China’s central bank injected a record $83 billion into the country’s financial system on Wednesday, seeking to avoid a cash crunch that would put further pressure on the weakening economy. China’s policymakers are pledging to step up stimulus measures this year and do more to protect jobs as economic growth cools to 28-year lows. But a raft of measures last year from big rail projects to tax cuts seem to have had little impact so far, with recent data suggesting activity is cooling more quickly than expected.
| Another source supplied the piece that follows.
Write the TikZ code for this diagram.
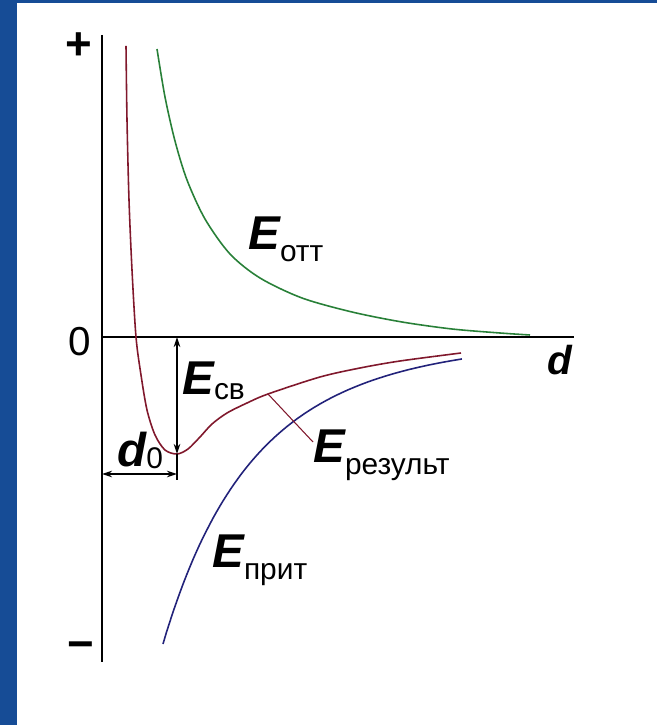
\documentclass[tikz,border=0pt]{standalone}
\usepackage{fontspec}
\setmainfont{Liberation Sans}
\usetikzlibrary{arrows.meta}
\definecolor{fondB}{RGB}{22,76,150}
\definecolor{ottC}{RGB}{40,128,56}
\definecolor{resC}{RGB}{128,24,44}
\definecolor{pritC}{RGB}{34,34,122}
\newcommand{\Egros}{{\fontsize{27}{27}\selectfont\bfseries\itshape E}}
\newcommand{\Eindice}[2]{\Egros\raisebox{-#2}{\fontsize{17}{17}\selectfont #1}}
\tikzset{
  axe/.style={line width=1.1pt, draw=black},
  courbe/.style={line width=0.9pt, draw=#1},
  cote/.style={{Stealth[length=2mm,width=1.3mm]}-{Stealth[length=2mm,width=1.3mm]}, line width=0.7pt},
  etiq/.style={inner sep=0pt, anchor=base west},
  signe/.style={inner sep=0pt, font=\fontsize{26}{26}\selectfont\bfseries},
}
\begin{document}
\begin{tikzpicture}[x=2cm, y=2cm]
  % fond
  \fill[fondB] (-1.02,-3.88) rectangle (5.55,3.37);
  \fill[white] (-0.85,-3.88) rectangle (5.55,3.34);
  \useasboundingbox (-1.02,-3.88) rectangle (5.55,3.37);

  % axes
  \coordinate (o) at (0,0);
  \coordinate (haut) at (0,3.02);
  \coordinate (bas) at (0,-3.25);
  \coordinate (fin) at (4.72,0);
  \draw[axe] (haut) -- (bas);
  \draw[axe] (o) -- (fin);
  \node[signe] (plus) at (-0.23,2.91) {+};
  \node[signe] (moins) at (-0.21,-3.14) {−};
  \node[inner sep=0pt, font=\fontsize{23}{23}\selectfont] (zero) at (-0.22,-0.05) {0};
  \node[inner sep=0pt, font=\fontsize{23}{23}\selectfont\bfseries\itshape] (dd) at (4.58,-0.23) {d};

  % courbes
  \draw[courbe=ottC] plot[smooth] coordinates {(0.55,2.88) (0.63,2.40) (0.73,1.96) (0.85,1.57)
    (1.03,1.18) (1.28,0.83) (1.58,0.59) (2.00,0.39) (2.50,0.25) (3.00,0.15) (3.50,0.08)
    (3.98,0.04) (4.28,0.02)};
  \draw[courbe=resC] plot[smooth] coordinates {(0.24,2.91) (0.25,2.17) (0.27,1.37) (0.30,0.67)
    (0.34,0) (0.39,-0.38) (0.45,-0.73) (0.53,-0.98) (0.63,-1.13) (0.75,-1.17) (0.86,-1.12)
    (0.98,-1.00) (1.10,-0.87) (1.25,-0.76) (1.45,-0.66) (1.66,-0.57) (2.18,-0.40) (2.58,-0.31)
    (2.98,-0.24) (3.59,-0.16)};
  \draw[courbe=pritC] plot[domain=0.61:3.60, samples=90] (\x, {-3.07*pow(5.61/(\x+5),6.17)});

  % cotes
  \coordinate (ecv0) at (0.75,0);
  \coordinate (emin) at (0.75,-1.17);
  \coordinate (trait) at (0.75,-1.43);
  \coordinate (d0g) at (0,-1.37);
  \coordinate (d0d) at (0.75,-1.37);
  \draw[cote] (ecv0) -- (emin);
  \draw[line width=0.7pt] (emin) -- (trait);
  \draw[cote] (d0g) -- (d0d);

  % etiquettes
  \node[etiq] (eott) at (1.46,0.87) {\Eindice{отт}{6.8pt}};
  \node[etiq] (ecv) at (0.80,-0.58) {\Eindice{св}{2.3pt}};
  \node[etiq] (dzero) at (0.15,-1.30) {{\fontsize{27}{27}\selectfont\bfseries\itshape d}\raisebox{-0.6pt}{\fontsize{17}{17}\selectfont 0}};
  \node[etiq] (eres) at (2.11,-1.26) {\Eindice{результ}{6.8pt}};
  \node[etiq] (eprit) at (1.10,-2.30) {\Eindice{прит}{7.3pt}};

  % renvoi
  \coordinate (pres) at (1.66,-0.57);
  \coordinate (pfin) at (2.11,-1.05);
  \draw[resC, line width=0.6pt] (pres) -- (pfin);
\end{tikzpicture}
\end{document}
Wednesday’s open-market operation, the bank’s largest net single-day injection on record, came a day after China’s state planner, central bank and finance ministry all offered reassurances to investors, signaling more spending and other types of policy support. But shockingly weak December trade data released earlier this week, along with shrinking factory activity, are stirring speculation over whether more rapid and aggressive policy measures are needed to turn the world’s second-largest economy around.
The People’s Bank of China (PBOC) said Wednesday’s injection was aimed at ensuring there are ample funds in the financial system, which is facing strains as tax payments peak in mid-January, and as demand for cash picks up ahead of the Lunar New Year holidays starting in early February.
While sizable injections are common this time of year ahead of the long holidays, the addition was much heftier than usual and follows a large cut in banks’ reserve ratios announced this month, which will free up a total of $116 billion for new bank lending.